Source code of charts:
START
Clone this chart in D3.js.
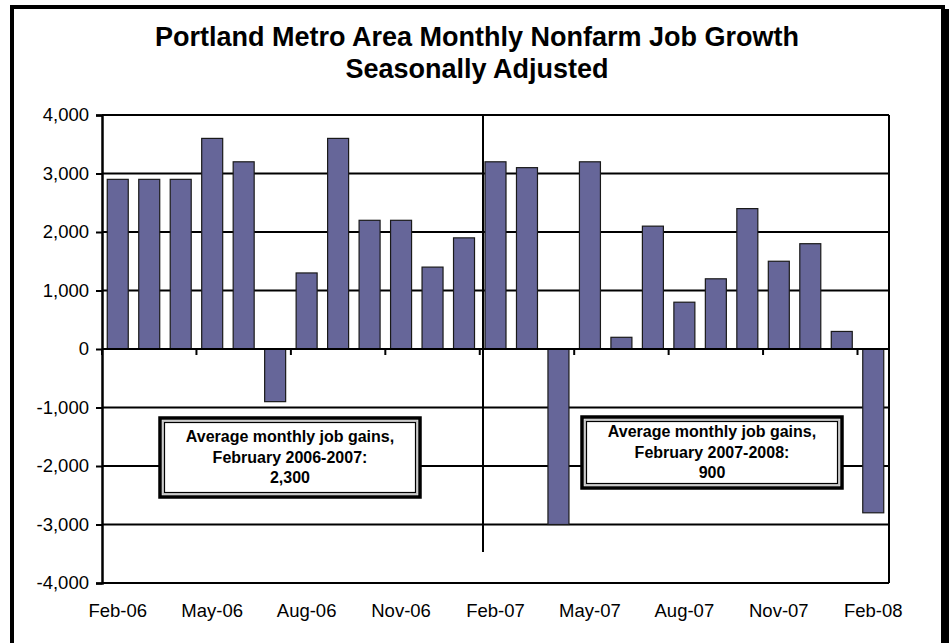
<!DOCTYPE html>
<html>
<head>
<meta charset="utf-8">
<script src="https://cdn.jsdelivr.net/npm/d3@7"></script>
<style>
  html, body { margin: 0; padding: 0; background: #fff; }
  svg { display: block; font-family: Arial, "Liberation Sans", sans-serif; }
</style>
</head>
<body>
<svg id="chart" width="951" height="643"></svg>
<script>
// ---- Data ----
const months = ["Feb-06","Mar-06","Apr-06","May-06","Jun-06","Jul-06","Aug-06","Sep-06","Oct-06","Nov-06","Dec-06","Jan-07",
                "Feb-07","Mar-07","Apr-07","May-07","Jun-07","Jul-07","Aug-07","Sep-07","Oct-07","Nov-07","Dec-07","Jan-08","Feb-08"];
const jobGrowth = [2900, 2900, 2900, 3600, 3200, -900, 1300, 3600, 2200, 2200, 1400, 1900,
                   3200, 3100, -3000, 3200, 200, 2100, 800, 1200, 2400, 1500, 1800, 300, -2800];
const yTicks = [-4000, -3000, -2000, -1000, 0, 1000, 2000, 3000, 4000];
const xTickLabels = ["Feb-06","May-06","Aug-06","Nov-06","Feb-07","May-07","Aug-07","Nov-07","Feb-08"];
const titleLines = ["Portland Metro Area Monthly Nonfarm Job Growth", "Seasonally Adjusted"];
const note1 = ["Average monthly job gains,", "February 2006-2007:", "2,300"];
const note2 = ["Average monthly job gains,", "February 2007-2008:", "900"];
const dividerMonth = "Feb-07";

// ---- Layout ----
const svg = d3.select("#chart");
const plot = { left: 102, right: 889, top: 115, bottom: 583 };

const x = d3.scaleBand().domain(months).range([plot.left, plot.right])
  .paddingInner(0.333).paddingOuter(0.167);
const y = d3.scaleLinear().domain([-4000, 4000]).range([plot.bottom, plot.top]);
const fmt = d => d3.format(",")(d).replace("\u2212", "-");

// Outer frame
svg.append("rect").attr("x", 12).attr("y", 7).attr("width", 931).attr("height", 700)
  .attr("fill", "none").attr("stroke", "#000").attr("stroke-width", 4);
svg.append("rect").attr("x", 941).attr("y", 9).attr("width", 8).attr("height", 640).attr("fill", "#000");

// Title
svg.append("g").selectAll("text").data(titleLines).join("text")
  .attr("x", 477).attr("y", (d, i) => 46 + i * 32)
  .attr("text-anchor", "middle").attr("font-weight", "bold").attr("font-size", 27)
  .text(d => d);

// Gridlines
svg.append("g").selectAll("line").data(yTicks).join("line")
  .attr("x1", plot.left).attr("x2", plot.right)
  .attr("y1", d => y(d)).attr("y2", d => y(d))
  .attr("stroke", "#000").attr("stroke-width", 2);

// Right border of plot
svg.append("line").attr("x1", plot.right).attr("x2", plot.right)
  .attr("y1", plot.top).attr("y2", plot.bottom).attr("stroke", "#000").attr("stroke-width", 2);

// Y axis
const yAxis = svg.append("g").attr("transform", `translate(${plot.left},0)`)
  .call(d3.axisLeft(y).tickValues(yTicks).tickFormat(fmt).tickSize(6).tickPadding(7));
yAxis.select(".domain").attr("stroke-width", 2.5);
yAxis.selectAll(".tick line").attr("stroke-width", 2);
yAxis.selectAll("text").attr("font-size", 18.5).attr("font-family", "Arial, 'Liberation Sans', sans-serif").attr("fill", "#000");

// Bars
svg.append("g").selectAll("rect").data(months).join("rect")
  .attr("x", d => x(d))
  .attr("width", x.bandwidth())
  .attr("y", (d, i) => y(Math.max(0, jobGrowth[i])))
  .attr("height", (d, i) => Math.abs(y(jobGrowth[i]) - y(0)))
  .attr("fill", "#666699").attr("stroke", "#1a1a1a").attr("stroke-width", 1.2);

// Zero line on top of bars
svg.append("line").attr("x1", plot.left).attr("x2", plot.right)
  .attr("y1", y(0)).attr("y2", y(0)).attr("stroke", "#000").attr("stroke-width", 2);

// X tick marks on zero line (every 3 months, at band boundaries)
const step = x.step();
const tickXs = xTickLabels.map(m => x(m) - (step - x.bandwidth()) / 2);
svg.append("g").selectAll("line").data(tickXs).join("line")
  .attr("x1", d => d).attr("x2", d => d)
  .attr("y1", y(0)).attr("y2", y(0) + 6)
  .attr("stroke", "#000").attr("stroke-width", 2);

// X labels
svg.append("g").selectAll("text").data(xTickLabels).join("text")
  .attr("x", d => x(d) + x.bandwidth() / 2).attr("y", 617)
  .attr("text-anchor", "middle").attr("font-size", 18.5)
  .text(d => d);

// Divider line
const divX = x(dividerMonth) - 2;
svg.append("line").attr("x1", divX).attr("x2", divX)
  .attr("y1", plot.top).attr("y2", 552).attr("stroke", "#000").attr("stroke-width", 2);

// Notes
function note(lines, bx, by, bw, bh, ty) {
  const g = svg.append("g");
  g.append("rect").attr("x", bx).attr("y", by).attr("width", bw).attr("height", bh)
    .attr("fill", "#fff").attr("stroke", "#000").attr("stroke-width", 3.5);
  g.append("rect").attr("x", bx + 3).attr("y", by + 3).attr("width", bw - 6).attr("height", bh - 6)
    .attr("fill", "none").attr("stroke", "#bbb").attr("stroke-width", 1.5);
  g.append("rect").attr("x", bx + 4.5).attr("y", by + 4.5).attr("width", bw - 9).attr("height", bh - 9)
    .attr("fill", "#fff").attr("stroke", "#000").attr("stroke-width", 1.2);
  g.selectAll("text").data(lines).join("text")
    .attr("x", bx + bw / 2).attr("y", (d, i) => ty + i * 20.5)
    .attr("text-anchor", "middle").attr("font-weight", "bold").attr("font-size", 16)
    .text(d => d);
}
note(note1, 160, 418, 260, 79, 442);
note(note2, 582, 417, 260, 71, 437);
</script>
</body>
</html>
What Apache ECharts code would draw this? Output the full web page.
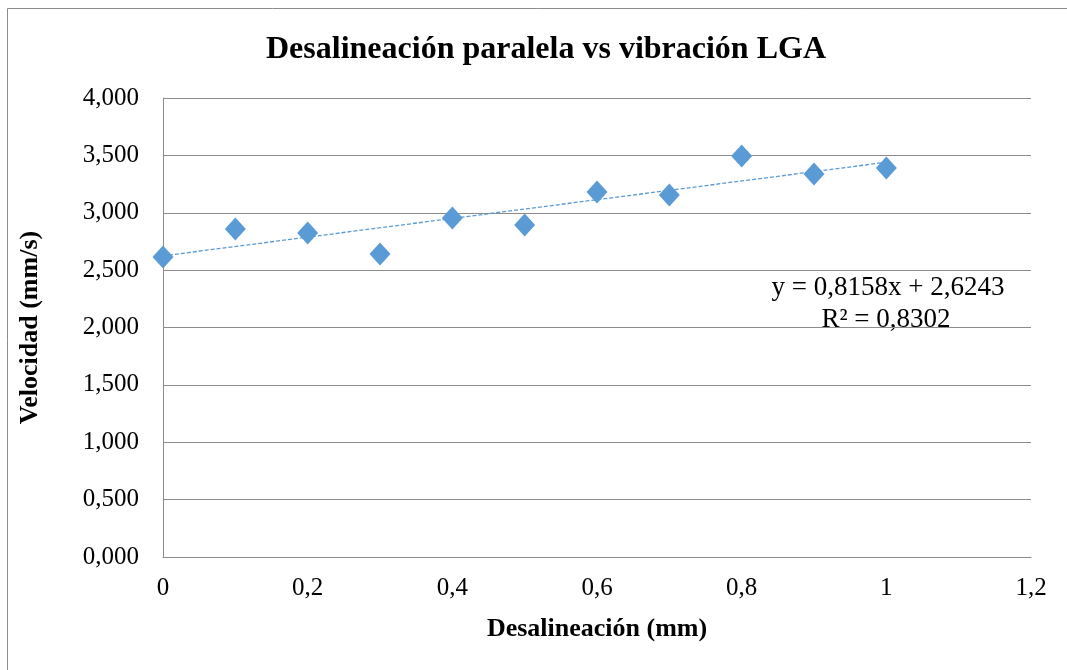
END
*Prompt*
Set down every entry word for word, but omit the pictures.

*The result*
Clone this chart in D3.js.
<!DOCTYPE html>
<html>
<head>
<meta charset="utf-8">
<script src="https://cdn.jsdelivr.net/npm/d3@7"></script>
<style>
  html, body { margin: 0; padding: 0; background: #fff; }
  svg { display: block; font-family: Arial, "Liberation Sans", sans-serif; }
</style>
</head>
<body>
<svg id="chart" width="951" height="643"></svg>
<script>
// ---- Data ----
const months = ["Feb-06","Mar-06","Apr-06","May-06","Jun-06","Jul-06","Aug-06","Sep-06","Oct-06","Nov-06","Dec-06","Jan-07",
                "Feb-07","Mar-07","Apr-07","May-07","Jun-07","Jul-07","Aug-07","Sep-07","Oct-07","Nov-07","Dec-07","Jan-08","Feb-08"];
const jobGrowth = [2900, 2900, 2900, 3600, 3200, -900, 1300, 3600, 2200, 2200, 1400, 1900,
                   3200, 3100, -3000, 3200, 200, 2100, 800, 1200, 2400, 1500, 1800, 300, -2800];
const yTicks = [-4000, -3000, -2000, -1000, 0, 1000, 2000, 3000, 4000];
const xTickLabels = ["Feb-06","May-06","Aug-06","Nov-06","Feb-07","May-07","Aug-07","Nov-07","Feb-08"];
const titleLines = ["Portland Metro Area Monthly Nonfarm Job Growth", "Seasonally Adjusted"];
const note1 = ["Average monthly job gains,", "February 2006-2007:", "2,300"];
const note2 = ["Average monthly job gains,", "February 2007-2008:", "900"];
const dividerMonth = "Feb-07";

// ---- Layout ----
const svg = d3.select("#chart");
const plot = { left: 102, right: 889, top: 115, bottom: 583 };

const x = d3.scaleBand().domain(months).range([plot.left, plot.right])
  .paddingInner(0.333).paddingOuter(0.167);
const y = d3.scaleLinear().domain([-4000, 4000]).range([plot.bottom, plot.top]);
const fmt = d => d3.format(",")(d).replace("\u2212", "-");

// Outer frame
svg.append("rect").attr("x", 12).attr("y", 7).attr("width", 931).attr("height", 700)
  .attr("fill", "none").attr("stroke", "#000").attr("stroke-width", 4);
svg.append("rect").attr("x", 941).attr("y", 9).attr("width", 8).attr("height", 640).attr("fill", "#000");

// Title
svg.append("g").selectAll("text").data(titleLines).join("text")
  .attr("x", 477).attr("y", (d, i) => 46 + i * 32)
  .attr("text-anchor", "middle").attr("font-weight", "bold").attr("font-size", 27)
  .text(d => d);

// Gridlines
svg.append("g").selectAll("line").data(yTicks).join("line")
  .attr("x1", plot.left).attr("x2", plot.right)
  .attr("y1", d => y(d)).attr("y2", d => y(d))
  .attr("stroke", "#000").attr("stroke-width", 2);

// Right border of plot
svg.append("line").attr("x1", plot.right).attr("x2", plot.right)
  .attr("y1", plot.top).attr("y2", plot.bottom).attr("stroke", "#000").attr("stroke-width", 2);

// Y axis
const yAxis = svg.append("g").attr("transform", `translate(${plot.left},0)`)
  .call(d3.axisLeft(y).tickValues(yTicks).tickFormat(fmt).tickSize(6).tickPadding(7));
yAxis.select(".domain").attr("stroke-width", 2.5);
yAxis.selectAll(".tick line").attr("stroke-width", 2);
yAxis.selectAll("text").attr("font-size", 18.5).attr("font-family", "Arial, 'Liberation Sans', sans-serif").attr("fill", "#000");

// Bars
svg.append("g").selectAll("rect").data(months).join("rect")
  .attr("x", d => x(d))
  .attr("width", x.bandwidth())
  .attr("y", (d, i) => y(Math.max(0, jobGrowth[i])))
  .attr("height", (d, i) => Math.abs(y(jobGrowth[i]) - y(0)))
  .attr("fill", "#666699").attr("stroke", "#1a1a1a").attr("stroke-width", 1.2);

// Zero line on top of bars
svg.append("line").attr("x1", plot.left).attr("x2", plot.right)
  .attr("y1", y(0)).attr("y2", y(0)).attr("stroke", "#000").attr("stroke-width", 2);

// X tick marks on zero line (every 3 months, at band boundaries)
const step = x.step();
const tickXs = xTickLabels.map(m => x(m) - (step - x.bandwidth()) / 2);
svg.append("g").selectAll("line").data(tickXs).join("line")
  .attr("x1", d => d).attr("x2", d => d)
  .attr("y1", y(0)).attr("y2", y(0) + 6)
  .attr("stroke", "#000").attr("stroke-width", 2);

// X labels
svg.append("g").selectAll("text").data(xTickLabels).join("text")
  .attr("x", d => x(d) + x.bandwidth() / 2).attr("y", 617)
  .attr("text-anchor", "middle").attr("font-size", 18.5)
  .text(d => d);

// Divider line
const divX = x(dividerMonth) - 2;
svg.append("line").attr("x1", divX).attr("x2", divX)
  .attr("y1", plot.top).attr("y2", 552).attr("stroke", "#000").attr("stroke-width", 2);

// Notes
function note(lines, bx, by, bw, bh, ty) {
  const g = svg.append("g");
  g.append("rect").attr("x", bx).attr("y", by).attr("width", bw).attr("height", bh)
    .attr("fill", "#fff").attr("stroke", "#000").attr("stroke-width", 3.5);
  g.append("rect").attr("x", bx + 3).attr("y", by + 3).attr("width", bw - 6).attr("height", bh - 6)
    .attr("fill", "none").attr("stroke", "#bbb").attr("stroke-width", 1.5);
  g.append("rect").attr("x", bx + 4.5).attr("y", by + 4.5).attr("width", bw - 9).attr("height", bh - 9)
    .attr("fill", "#fff").attr("stroke", "#000").attr("stroke-width", 1.2);
  g.selectAll("text").data(lines).join("text")
    .attr("x", bx + bw / 2).attr("y", (d, i) => ty + i * 20.5)
    .attr("text-anchor", "middle").attr("font-weight", "bold").attr("font-size", 16)
    .text(d => d);
}
note(note1, 160, 418, 260, 79, 442);
note(note2, 582, 417, 260, 71, 437);
</script>
</body>
</html>
What Apache ECharts code would draw this? Output the full web page.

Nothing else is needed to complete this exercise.